Diane Morin

2024
Editor : Est-Nord-Est, résidence d'artistes
Location : Saint-Jean-Port-Joli
Year : 2024
Language : French / English
Author : Marie Perrault

Artist and author

Diane Morin
Diane Morin creates various simple yet unusual mechanisms in which matter and light intervene to generate micro-events. She is often associated with artists who employ technology, but she is distinguished by her artisanal fabrication of objects and forms, whose setting in motion by machines creates poetic and original visual, sound, and kinetic effects.

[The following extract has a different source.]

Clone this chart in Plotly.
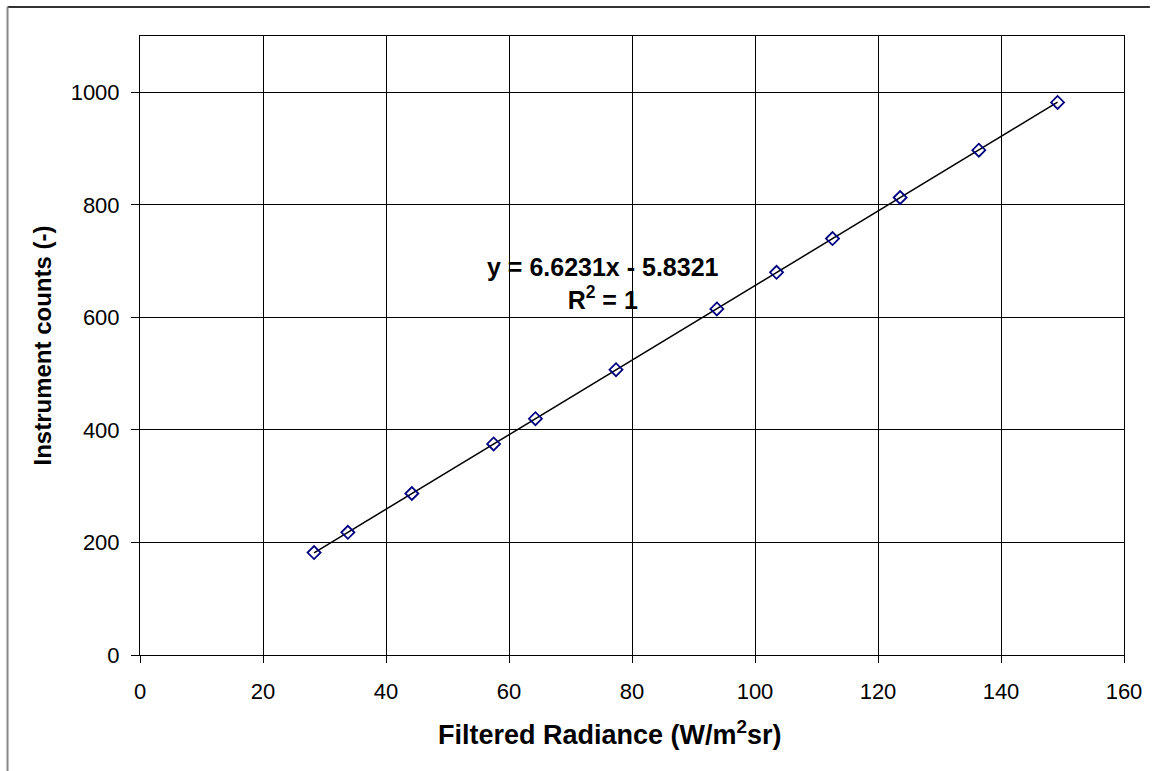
import numpy as np
import plotly.graph_objects as go

radiance = [28.3, 33.8, 44.2, 57.5, 64.3, 77.4, 93.8, 103.5, 112.6, 123.6, 136.4, 149.2]
counts = [182, 218, 287, 375, 420, 507, 615, 680, 740, 813, 897, 982]

slope, intercept = 6.6231, -5.8321
x_fit = [min(radiance), max(radiance)]
y_fit = [slope * v + intercept for v in x_fit]

FONT = "Arial, Liberation Sans, sans-serif"

fig = go.Figure()
fig.add_trace(go.Scatter(x=x_fit, y=y_fit, mode="lines",
                         line=dict(color="black", width=1.5), showlegend=False, hoverinfo="skip"))
fig.add_trace(go.Scatter(x=radiance, y=counts, mode="markers",
                         marker=dict(symbol="diamond-open", size=10, color="#000080",
                                     line=dict(width=1.8, color="#000080")),
                         showlegend=False))

L, R, T, B = 140, 26, 36, 116
W, H = 1154, 771
pw, ph = W - L - R, H - T - B

axis_common = dict(showgrid=True, gridcolor="black", gridwidth=1, showline=True, linecolor="black",
                   linewidth=1, mirror=True, ticks="outside", tickcolor="black",
                   zeroline=False, tickfont=dict(family=FONT, size=22, color="black"))

fig.update_layout(
    width=W, height=H, margin=dict(l=L, r=R, t=T, b=B),
    paper_bgcolor="white", plot_bgcolor="white",
    font=dict(family=FONT, size=22, color="black"),
    xaxis=dict(range=[0, 160], dtick=20, tick0=0, ticklen=7, ticklabelstandoff=10,
               **axis_common),
    yaxis=dict(range=[0, 1100], tickvals=[0, 200, 400, 600, 800, 1000], ticklen=8, ticklabelstandoff=7,
               title=dict(text="<b>Instrument counts (-)</b>", standoff=12,
                          font=dict(family=FONT, size=24, color="black")),
               **axis_common),
    annotations=[
        dict(x=75.3, y=661, xref="x", yref="y", showarrow=False,
             text="<b>y = 6.6231x - 5.8321<br>R<sup>2</sup> = 1</b>", align="center",
             font=dict(family=FONT, size=25, color="black")),
        dict(x=(612 - L) / pw, y=(H - B - 733) / ph, xref="paper", yref="paper", showarrow=False,
             xanchor="center", yanchor="middle",
             text="<b>Filtered Radiance (W/m<sup>2</sup>sr)</b>",
             font=dict(family=FONT, size=27, color="black")),
    ],
    shapes=[
        dict(type="line", xref="paper", yref="paper",
             x0=(7 - L) / pw, x1=(W - L) / pw, y0=(H - B - 7) / ph, y1=(H - B - 7) / ph,
             line=dict(color="#333333", width=2)),
        dict(type="line", xref="paper", yref="paper",
             x0=(7 - L) / pw, x1=(7 - L) / pw, y0=(H - B - 7) / ph, y1=-(B) / ph,
             line=dict(color="#888888", width=2)),
    ],
)

fig.write_html("out.html")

Morin was born in Saint-Joseph-de-Kamouraska and grew up in the region near Saint-Jean-Port-Joli. During her stay at Est-Nord-Est, she and her cousin emptied the house that had belonged to her recently deceased grandmother. There, she rediscovered objects accumulated over a lifetime, including weaving materials and equipment, as well as a small figure roughly hewn out of wood. Although these odds and ends brought up many memories, Morin used them, instead, as vocabulary in an exploratory process with matter, light, and movement.

Out of plaster, she moulded balls of wool, shuttles, and thread bobbins, which she presented side by side as a sort of inventory. She casted several copies of the figurine that she had found, fixing in hardened liquid matter the barely started wood carving. Added on the floor were photographs of melted and set metal or hardened plaster – a mixture of various materials, testifying to the agency of matter. In front of a window, a frame-by-frame animation set moulds of balls of wool in motion. Low-angle lighting projected onto the wall the silhouettes of the moulded figures, grouped and animated by light. For Morin, photography and video are based on a linking of material micro-phenomena that often obliterate the image. In this sense, her work at Est-Nord-Est revealed her creative process, from her sources of inspiration to her production methods, to the staging of the objects she makes.

Here, by transposing objects that had belonged to her grandmother, she assumed a certain kinship with her artisanal work, despite the differences in their respective areas of expertise. In a less personal register, she also referred by association to the traditional art of wood sculpting for which Saint-Jean-Port-Joli is known, and to more contemporary art.